I’ll be sharing three big advantages of cross-cultural mission. Before I do, though, what do you think? Have you experienced any advantages in reaching out to non-Christians who are culturally different from you?

From → General

  1. Sophie permalink

    One advantage: when they have little background exposure to Christianity you can present Jesus as fresh for the first time for them, and it can be very exciting for them to find out about him when they’ve never been able to before (I’m thinking of the Japanese people who come to stay in Methven for a few months at a time – they are very open).

    Another advantage: natural conversation openers with “what do most people believe in your country?” etc. You can ask with genuine interest and they are likely to ask about what you believe, in return. I’m thinking of this situation with longer-term friends here who happen to be from other countries (eg China, Austria).

    In general, kiwis don’t talk about religion. So it’s hard to get conversations going anywhere, they are shut down pretty quickly. However I find that foreigners, be it short-term or long-term residents here, are much more willing to talk about it.

  2. christianjanderson permalink

    Thanks Sophie. We’ve found all those things occurring here in Canterbury too. It’s pretty special, don’t you think, that for some people from other cultures, you’re the first of Jesus’ followers that they’ve ever been friends with. Who you are and what you say about your Lord will be fresh news to them about Him.

  3. Nuria permalink

    Here are a few more that spring to mind:

    1. Working cross-culturally puts you outside your comfort zone and you reach the end of your own resources a lot quicker. But that’s a great thing! When you know that you don’t know what to say, or the best way to say it, you’re forced to pray more and to rely on the Holy Spirit and not your own strength. And when people respond, God gets the glory, because it was clearly his work. Isn’t that the way “ministry” is meant to be?

    2. As I’ve read the bible with people from other cultures they’ve pointed out to me stuff I wouldn’t have noticed or understood from my own cultural perspective. Many of my friends from non-western cultures used to live in villages where the way of life and worldview is much closer to 1st century Palestine, so they just “get” things like Jesus’ parables a lot quicker.

    3. Working cross-culturally forces you to think “what is cultural” vs. “what is biblical”, for example in terms of the things we do in church meetings etc. This has two advantages. It helps to keep the main thing the main thing. It also frees us to try out different different cultural expressions of worship within church meetings, and this can enrich the experience of everyone.

    Looking forward to reading what others think.

  4. christianjanderson permalink

    Three great points Nuria – thank you. (As you can see from the blog post I just put up, my first ‘advantage’ of cross-cultural mission pretty much matches yours!).

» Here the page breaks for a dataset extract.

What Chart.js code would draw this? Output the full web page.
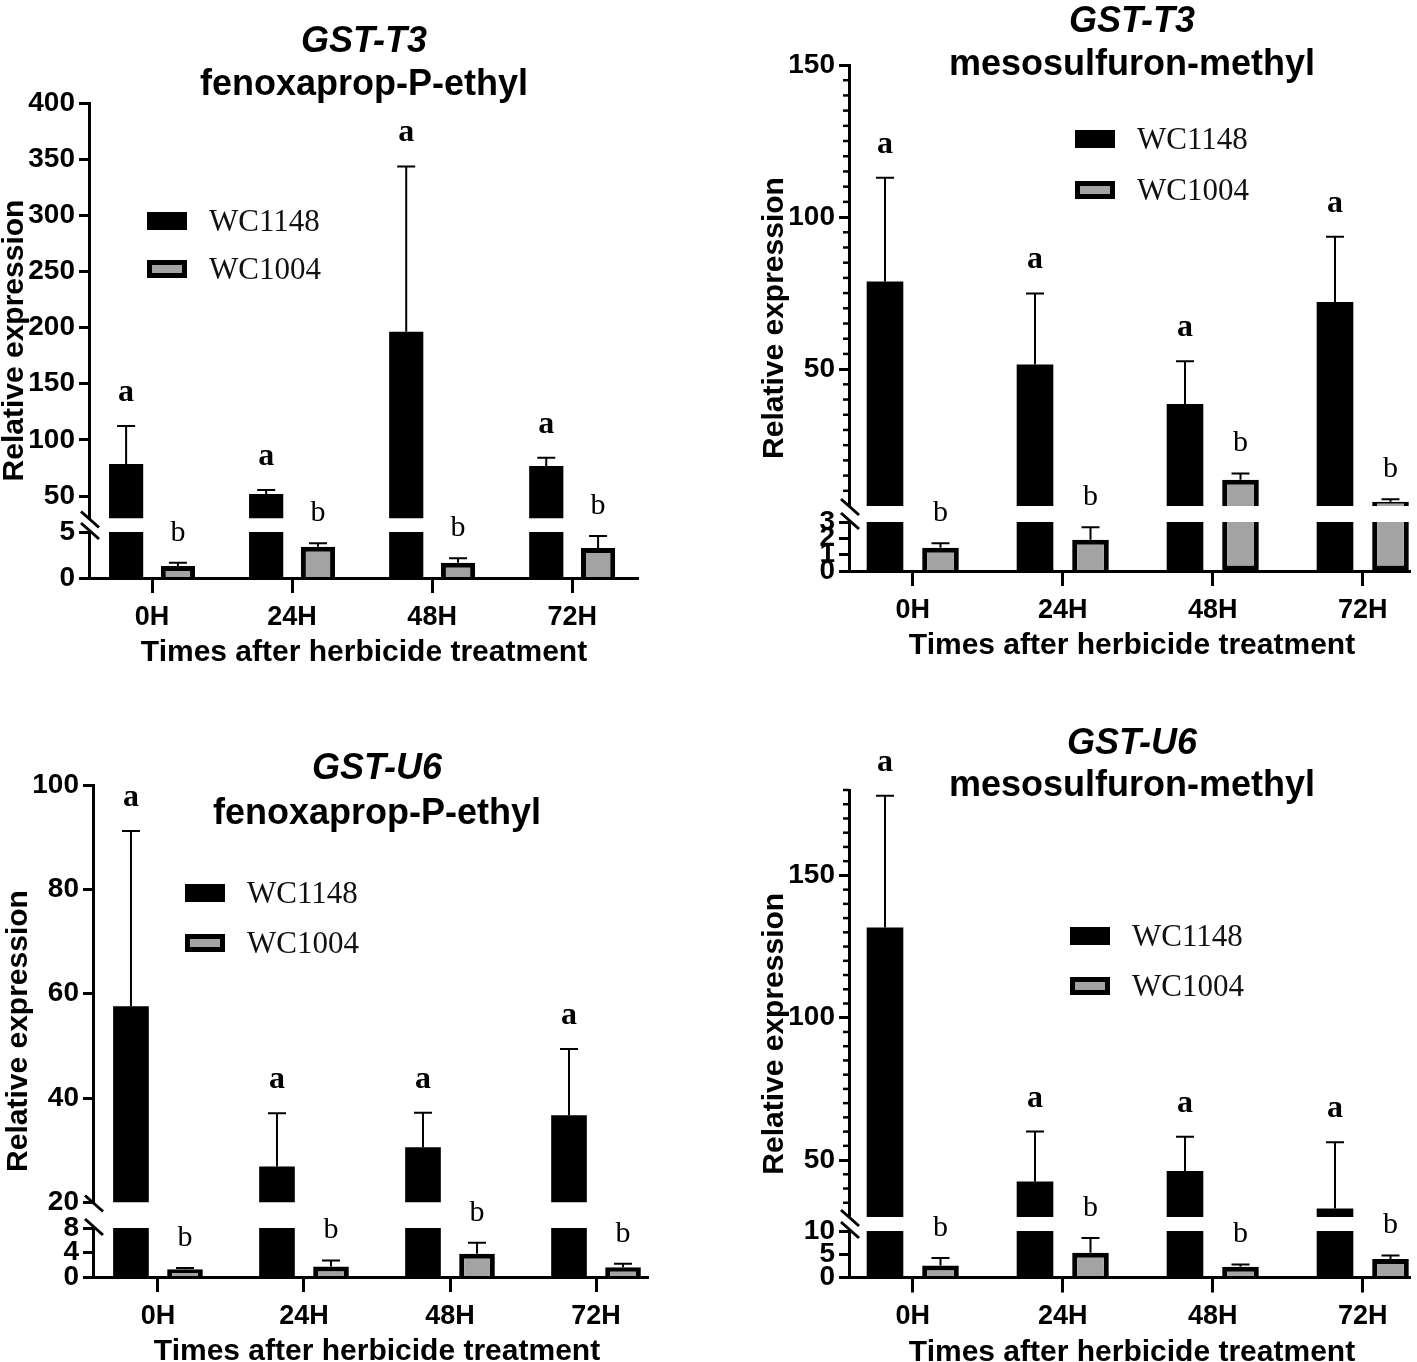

    We’ve definitely found that third point to be true in Canterbury. E.g, if many people who come (or who potentially would come) to our church services don’t speak English as their first language, are we prepared to change the talk, the Bible readings, the hymns, the prayers to care for them, and even to acknowledge their different languages? I’ve been challenged to think, from the New Testament, whether the typical Sydney Anglican 30 minute exegetical sermon should be the immovable centre-piece of the service that we’ve always held it to be!!